The Giro d'Italia races inexorably toward Milano. The end is in sight, but still two difficult mountain stages remain. These high mountains are race-makers, and the next stages will overturn expectations and remake the general classification.
For the moment, Joaquím Rodríguez holds the maglia rosa of race leader by 30 seconds over Ryder Hesjedal, 1:22 over Ivan Basso, and 1:36 over Michele Scarponi. Those time gaps could change significantly over the next two days in the high mountains. The question isn't whether a favorite will lose time; it's which favorite will lose time.

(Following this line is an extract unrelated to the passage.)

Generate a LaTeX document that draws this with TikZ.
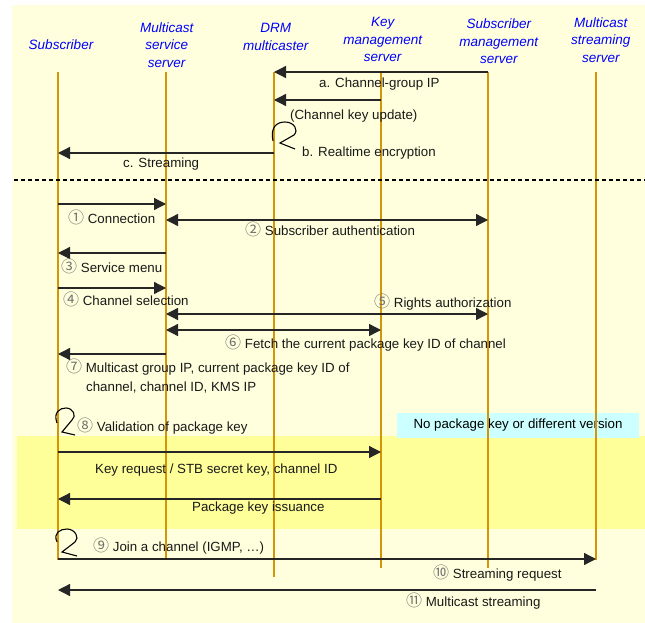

The top four riders in the general classification have so far remained locked together with only small time gaps among them. Hesjedal has ridden steadily and shown no sign of cracking any time soon. Though he is known for having at least one bad day in the grand tours, Rodríguez has kept a tight hold of the maglia rosa. He lost it to Hesjedal, then snatched it back.
For Basso, meanwhile, these next two stages are do or die. These long passes are Basso's best territory and he has the advantage of massive team support. Agnoli and Szmyd will make the race hard, but Basso will have to finish it off. His first chance comes tomorrow with the summit finish on the Alpe di Pampeago.
Friday's stage 19 runs from Treviso to the Alpe di Pampeago. The Giro enters Gilberto Simoni territory tomorrow, and the two-time Giro winner lives not far from the final climb of the day. In 2003, he won a Giro stage there. Friday's stage climbs the Alpe di Pampeago twice. Because once is just not enough.
The stage rolls out from Treviso over mostly flat terrain. It's a false flat climb for the first 60 kilometers. The first climb of the day, the Sella di Roa, is fourteen kilomters. The first half is a bit of a teaser, though, and the real climb begins at kilometer seven. From there, the gradient is a steady 7% with a section of 11% thrown in for good measure. It's a nice warm-up for the longer mountains to come.
With the Passo Manghen, things begin to get serious. At 20 kilometers in length, the Passo Manghen does not mess around. The first 14 kilometers are relatively gentle with gradients in the 5-6% range. This is the climb of climb the Italians call pedalabile. Then, things turn a bit ugly. There's a section of 17%. Bam! That, my friends, is not going to tickle. The remaining 6 kilometers are in the 10-11% range. The Passo Manghen probably won't split the favorites, but it'll ensure a selection when the race gets closer to the finish.
A bumpy 10 kilometers or so separates the descent off the Passo Manghen from the next climb of the day, the first trip up the Alpe di Pampeago. On this first pass on the finishing climb, the Giro races an additional five kilometers beyond the finish line to the summit before descending to Novale.
The Passo di Pampeago Reiterjoch, as the climb is called on the first trip up, runs 10.4 kilometers. As mountain passes go, this one is relatively short. It's also relatively steep throughout with gradients in the 9-11% range. The hardest section comes around kilometer 7, where the gradient hits 16%. That'll leave a mark. This one is for the climbers.
From the summit of the Passo Pampeago, the Giro descends 8 kilometers to Novale. Another round of climbing awaits the riders in Novale. Without wasting any time at all, the Giro heads to the Passo Lavazè. The Lavazè is short and sweet at just under 7 kilometers. There's a section of 13% about midway through the Lavazè. On its own, the Lavazè is not especially difficult. After the Passo Manghen and the Passo Pampeago, it will smart. Any gaps that opened on the first ascent of the Pampeago will likely widen further on the Lavazè.
About ten kilometers of descending follows the Lavazè. The Giro plunges back down to Tesero on the way to the final ascent of the Alpe di Pampeago. On this second trip up the Pampeago, the finish line comes at kilometer 7.7. Though shorter than the complete climb to Reiterjoch, the finishing climb includes that nasty 16% section. Only the best climbers will be smiling at the thought of that.
The Alpe di Pampeago was first made famous during the 1999 Giro d'Italia. Marco Pantani won on the climb, but two days later, he was ejected from the race for an overly exuberant hematocrit. Gilberto Simoni finished second to Pantani on the Pampeago that year, and Ivan Gotti went on to win the overall. Simoni eventually won the climb four years later.
Tomorrow should cause some reshuffling of the general classification, though with the Passo di Mortirolo and Passo di Stelvio looming on Saturday, the Alpe di Pampeago probably will not decide this Giro d'Italia. Still, the two ascents of the Pampeago may well end someone's hopes of wearing the maglia rosa in Milano.